> **What is needed**
Will you output all of the data below exactly, omitting the images?

> **Data block**
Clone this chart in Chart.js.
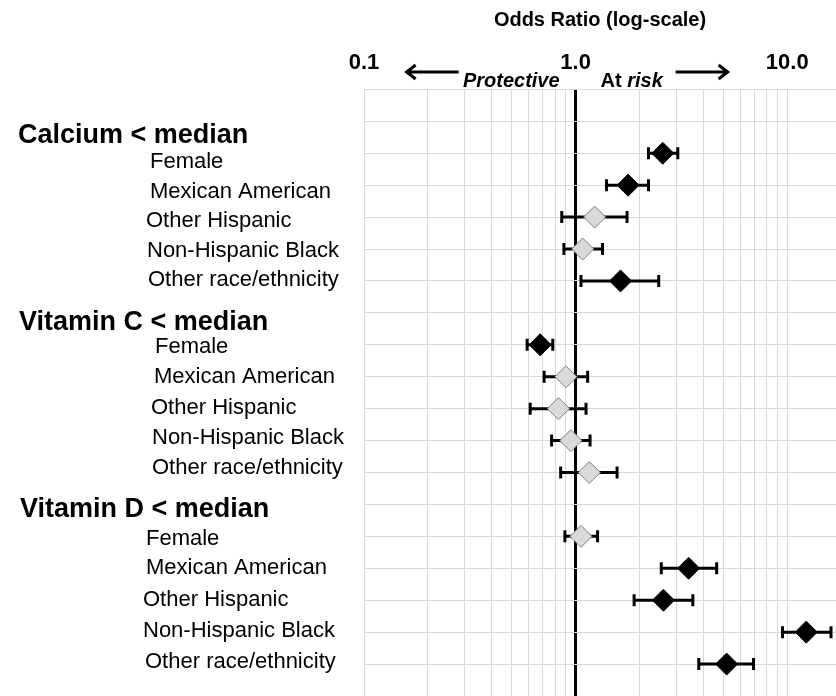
<!DOCTYPE html>
<html>
<head>
<meta charset="utf-8">
<script src="https://cdn.jsdelivr.net/npm/chart.js@4.4.1/dist/chart.umd.min.js"></script>
<style>
  html, body { margin: 0; padding: 0; background: #fff; }
</style>
</head>
<body>
<canvas id="forest-chart" width="836" height="696"></canvas>
<script>
// groups and subgroups
var groups = ['Calcium < median', 'Vitamin C < median', 'Vitamin D < median'];
var subgroups = ['Female', 'Mexican American', 'Other Hispanic', 'Non-Hispanic Black', 'Other race/ethnicity'];

// odds ratios and 95% CI
var calciumOR   = [2.58, 1.77, 1.23, 1.08, 1.63];
var calciumLow  = [2.21, 1.40, 0.86, 0.88, 1.06];
var calciumHigh = [3.04, 2.21, 1.75, 1.34, 2.47];

var vitCOR   = [0.68, 0.90, 0.83, 0.95, 1.16];
var vitCLow  = [0.59, 0.71, 0.61, 0.77, 0.85];
var vitCHigh = [0.78, 1.14, 1.12, 1.17, 1.57];

var vitDOR   = [1.06, 3.42, 2.60, 12.3, 5.17];
var vitDLow  = [0.89, 2.54, 1.89, 9.50, 3.82];
var vitDHigh = [1.27, 4.64, 3.58, 16.1, 6.93];

var tickLabels = ['0.1', '1.0', '10.0'];

// text box layout on the left (x of text start, baseline)
var headingX = [18, 19, 20];
var headingY = [143, 330, 517];
var subX = [[150, 150, 146, 147, 148], [155, 154, 151, 152, 152], [146, 146, 143, 143, 145]];
var subY = [[168, 198, 227, 257, 286], [353, 383, 414, 444, 474], [545, 574, 606, 637, 668]];

var FONT = "'Liberation Sans', Arial, sans-serif";
Chart.defaults.font.family = FONT;

var orData = [calciumOR, vitCOR, vitDOR];
var lowData = [calciumLow, vitCLow, vitDLow];
var highData = [calciumHigh, vitCHigh, vitDHigh];

var diamonds = [], fills = [], strokes = [], ciSets = [];
for (var g = 0; g < groups.length; g++) {
    for (var s = 0; s < subgroups.length; s++) {
        var row = 2 + g * 6 + s;
        var lo = lowData[g][s], hi = highData[g][s];
        var sig = lo > 1 || hi < 1;
        diamonds.push({ x: orData[g][s], y: row });
        fills.push(sig ? '#000000' : '#d9d9d9');
        strokes.push(sig ? '#000000' : '#808080');
        ciSets.push({
            data: [{ x: lo, y: row }, { x: hi, y: row }],
            showLine: true,
            borderColor: '#000',
            borderWidth: 3,
            pointStyle: 'line',
            rotation: 90,
            pointRadius: 6,
            pointBorderWidth: 3,
            pointBorderColor: '#000',
            order: 2
        });
    }
}

var datasets = [{
    data: diamonds,
    pointStyle: 'rectRot',
    pointRadius: 11,
    pointBackgroundColor: fills,
    pointBorderColor: strokes,
    pointBorderWidth: 1,
    order: 1
}].concat(ciSets);

var sideLabels = {
    id: 'sideLabels',
    afterDraw: function (chart) {
        var ctx = chart.ctx;
        ctx.save();
        ctx.fillStyle = '#000';
        ctx.textBaseline = 'alphabetic';
        ctx.textAlign = 'left';
        for (var g = 0; g < groups.length; g++) {
            ctx.font = 'bold 27px ' + FONT;
            ctx.fillText(groups[g], headingX[g], headingY[g]);
            ctx.font = '22px ' + FONT;
            for (var s = 0; s < subgroups.length; s++) {
                ctx.fillText(subgroups[s], subX[g][s], subY[g][s]);
            }
        }
        ctx.restore();
    }
};

var riskArrows = {
    id: 'riskArrows',
    afterDraw: function (chart) {
        var ctx = chart.ctx;
        var x1 = chart.scales.x.getPixelForValue(1);
        ctx.save();
        ctx.fillStyle = '#000';
        ctx.textBaseline = 'alphabetic';
        ctx.font = 'italic bold 20px ' + FONT;
        ctx.textAlign = 'right';
        ctx.fillText('Protective', x1 - 16, 87);
        ctx.textAlign = 'left';
        ctx.font = 'bold 20px ' + FONT;
        ctx.fillText('At ', x1 + 25, 87);
        var w = ctx.measureText('At ').width;
        ctx.font = 'italic bold 20px ' + FONT;
        ctx.fillText('risk', x1 + 25 + w, 87);

        ctx.strokeStyle = '#000';
        ctx.lineWidth = 3;
        ctx.lineCap = 'butt';
        var ay = 72;
        // left arrow
        ctx.beginPath();
        ctx.moveTo(x1 - 117, ay);
        ctx.lineTo(x1 - 169, ay);
        ctx.moveTo(x1 - 160, ay - 7);
        ctx.lineTo(x1 - 169, ay);
        ctx.lineTo(x1 - 160, ay + 7);
        ctx.stroke();
        // right arrow
        ctx.beginPath();
        ctx.moveTo(x1 + 100, ay);
        ctx.lineTo(x1 + 152, ay);
        ctx.moveTo(x1 + 143, ay - 7);
        ctx.lineTo(x1 + 152, ay);
        ctx.lineTo(x1 + 143, ay + 7);
        ctx.stroke();
        ctx.restore();
    }
};

var config = {
    type: 'scatter',
    data: { datasets: datasets },
    options: {
        responsive: false,
        animation: false,
        layout: { autoPadding: false, padding: { left: 364, right: 0, top: 0, bottom: 0 } },
        plugins: {
            legend: { display: false },
            tooltip: { enabled: false }
        },
        scales: {
            x: {
                type: 'logarithmic',
                position: 'top',
                min: 0.1,
                max: 17,
                afterBuildTicks: function (scale) {
                    var t = [];
                    [0.1, 1].forEach(function (base) {
                        for (var k = 1; k <= 9; k++) t.push({ value: +(base * k).toFixed(2) });
                    });
                    t.push({ value: 10 });
                    scale.ticks = t;
                },
                ticks: {
                    autoSkip: false,
                    maxRotation: 0,
                    padding: 13,
                    color: '#000',
                    font: { size: 22, weight: 'bold' },
                    callback: function (value) {
                        if (value === 0.1) return tickLabels[0];
                        if (value === 1) return tickLabels[1];
                        if (value === 10) return tickLabels[2];
                        return '';
                    }
                },
                grid: {
                    drawTicks: false,
                    color: function (c) { return c.tick && c.tick.value === 1 ? '#000' : '#d9d9d9'; },
                    lineWidth: function (c) { return c.tick && c.tick.value === 1 ? 3 : 1; }
                },
                border: { color: '#d9d9d9' },
                title: {
                    display: true,
                    text: 'Odds Ratio (log-scale)',
                    color: '#000',
                    font: { size: 20, weight: 'bold' },
                    padding: { top: 8, bottom: 5 }
                }
            },
            y: {
                type: 'linear',
                min: 0,
                max: 19,
                reverse: true,
                ticks: { display: false, stepSize: 1 },
                grid: { drawTicks: false, color: '#d9d9d9', lineWidth: 1 },
                border: { color: '#d9d9d9' }
            }
        }
    },
    plugins: [sideLabels, riskArrows]
};

window.onload = function () {
    var ctx = document.getElementById('forest-chart').getContext('2d');
    window.forestChart = new Chart(ctx, config);
};
</script>
</body>
</html>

> **Written solution**
Clone this chart in Chart.js.
<!DOCTYPE html>
<html>
<head>
<meta charset="utf-8">
<script src="https://cdn.jsdelivr.net/npm/chart.js@4.4.1/dist/chart.umd.min.js"></script>
<style>
  html, body { margin: 0; padding: 0; background: #fff; }
</style>
</head>
<body>
<canvas id="forest-chart" width="836" height="696"></canvas>
<script>
// groups and subgroups
var groups = ['Calcium < median', 'Vitamin C < median', 'Vitamin D < median'];
var subgroups = ['Female', 'Mexican American', 'Other Hispanic', 'Non-Hispanic Black', 'Other race/ethnicity'];

// odds ratios and 95% CI
var calciumOR   = [2.58, 1.77, 1.23, 1.08, 1.63];
var calciumLow  = [2.21, 1.40, 0.86, 0.88, 1.06];
var calciumHigh = [3.04, 2.21, 1.75, 1.34, 2.47];

var vitCOR   = [0.68, 0.90, 0.83, 0.95, 1.16];
var vitCLow  = [0.59, 0.71, 0.61, 0.77, 0.85];
var vitCHigh = [0.78, 1.14, 1.12, 1.17, 1.57];

var vitDOR   = [1.06, 3.42, 2.60, 12.3, 5.17];
var vitDLow  = [0.89, 2.54, 1.89, 9.50, 3.82];
var vitDHigh = [1.27, 4.64, 3.58, 16.1, 6.93];

var tickLabels = ['0.1', '1.0', '10.0'];

// text box layout on the left (x of text start, baseline)
var headingX = [18, 19, 20];
var headingY = [143, 330, 517];
var subX = [[150, 150, 146, 147, 148], [155, 154, 151, 152, 152], [146, 146, 143, 143, 145]];
var subY = [[168, 198, 227, 257, 286], [353, 383, 414, 444, 474], [545, 574, 606, 637, 668]];

var FONT = "'Liberation Sans', Arial, sans-serif";
Chart.defaults.font.family = FONT;

var orData = [calciumOR, vitCOR, vitDOR];
var lowData = [calciumLow, vitCLow, vitDLow];
var highData = [calciumHigh, vitCHigh, vitDHigh];

var diamonds = [], fills = [], strokes = [], ciSets = [];
for (var g = 0; g < groups.length; g++) {
    for (var s = 0; s < subgroups.length; s++) {
        var row = 2 + g * 6 + s;
        var lo = lowData[g][s], hi = highData[g][s];
        var sig = lo > 1 || hi < 1;
        diamonds.push({ x: orData[g][s], y: row });
        fills.push(sig ? '#000000' : '#d9d9d9');
        strokes.push(sig ? '#000000' : '#808080');
        ciSets.push({
            data: [{ x: lo, y: row }, { x: hi, y: row }],
            showLine: true,
            borderColor: '#000',
            borderWidth: 3,
            pointStyle: 'line',
            rotation: 90,
            pointRadius: 6,
            pointBorderWidth: 3,
            pointBorderColor: '#000',
            order: 2
        });
    }
}

var datasets = [{
    data: diamonds,
    pointStyle: 'rectRot',
    pointRadius: 11,
    pointBackgroundColor: fills,
    pointBorderColor: strokes,
    pointBorderWidth: 1,
    order: 1
}].concat(ciSets);

var sideLabels = {
    id: 'sideLabels',
    afterDraw: function (chart) {
        var ctx = chart.ctx;
        ctx.save();
        ctx.fillStyle = '#000';
        ctx.textBaseline = 'alphabetic';
        ctx.textAlign = 'left';
        for (var g = 0; g < groups.length; g++) {
            ctx.font = 'bold 27px ' + FONT;
            ctx.fillText(groups[g], headingX[g], headingY[g]);
            ctx.font = '22px ' + FONT;
            for (var s = 0; s < subgroups.length; s++) {
                ctx.fillText(subgroups[s], subX[g][s], subY[g][s]);
            }
        }
        ctx.restore();
    }
};

var riskArrows = {
    id: 'riskArrows',
    afterDraw: function (chart) {
        var ctx = chart.ctx;
        var x1 = chart.scales.x.getPixelForValue(1);
        ctx.save();
        ctx.fillStyle = '#000';
        ctx.textBaseline = 'alphabetic';
        ctx.font = 'italic bold 20px ' + FONT;
        ctx.textAlign = 'right';
        ctx.fillText('Protective', x1 - 16, 87);
        ctx.textAlign = 'left';
        ctx.font = 'bold 20px ' + FONT;
        ctx.fillText('At ', x1 + 25, 87);
        var w = ctx.measureText('At ').width;
        ctx.font = 'italic bold 20px ' + FONT;
        ctx.fillText('risk', x1 + 25 + w, 87);

        ctx.strokeStyle = '#000';
        ctx.lineWidth = 3;
        ctx.lineCap = 'butt';
        var ay = 72;
        // left arrow
        ctx.beginPath();
        ctx.moveTo(x1 - 117, ay);
        ctx.lineTo(x1 - 169, ay);
        ctx.moveTo(x1 - 160, ay - 7);
        ctx.lineTo(x1 - 169, ay);
        ctx.lineTo(x1 - 160, ay + 7);
        ctx.stroke();
        // right arrow
        ctx.beginPath();
        ctx.moveTo(x1 + 100, ay);
        ctx.lineTo(x1 + 152, ay);
        ctx.moveTo(x1 + 143, ay - 7);
        ctx.lineTo(x1 + 152, ay);
        ctx.lineTo(x1 + 143, ay + 7);
        ctx.stroke();
        ctx.restore();
    }
};

var config = {
    type: 'scatter',
    data: { datasets: datasets },
    options: {
        responsive: false,
        animation: false,
        layout: { autoPadding: false, padding: { left: 364, right: 0, top: 0, bottom: 0 } },
        plugins: {
            legend: { display: false },
            tooltip: { enabled: false }
        },
        scales: {
            x: {
                type: 'logarithmic',
                position: 'top',
                min: 0.1,
                max: 17,
                afterBuildTicks: function (scale) {
                    var t = [];
                    [0.1, 1].forEach(function (base) {
                        for (var k = 1; k <= 9; k++) t.push({ value: +(base * k).toFixed(2) });
                    });
                    t.push({ value: 10 });
                    scale.ticks = t;
                },
                ticks: {
                    autoSkip: false,
                    maxRotation: 0,
                    padding: 13,
                    color: '#000',
                    font: { size: 22, weight: 'bold' },
                    callback: function (value) {
                        if (value === 0.1) return tickLabels[0];
                        if (value === 1) return tickLabels[1];
                        if (value === 10) return tickLabels[2];
                        return '';
                    }
                },
                grid: {
                    drawTicks: false,
                    color: function (c) { return c.tick && c.tick.value === 1 ? '#000' : '#d9d9d9'; },
                    lineWidth: function (c) { return c.tick && c.tick.value === 1 ? 3 : 1; }
                },
                border: { color: '#d9d9d9' },
                title: {
                    display: true,
                    text: 'Odds Ratio (log-scale)',
                    color: '#000',
                    font: { size: 20, weight: 'bold' },
                    padding: { top: 8, bottom: 5 }
                }
            },
            y: {
                type: 'linear',
                min: 0,
                max: 19,
                reverse: true,
                ticks: { display: false, stepSize: 1 },
                grid: { drawTicks: false, color: '#d9d9d9', lineWidth: 1 },
                border: { color: '#d9d9d9' }
            }
        }
    },
    plugins: [sideLabels, riskArrows]
};

window.onload = function () {
    var ctx = document.getElementById('forest-chart').getContext('2d');
    window.forestChart = new Chart(ctx, config);
};
</script>
</body>
</html>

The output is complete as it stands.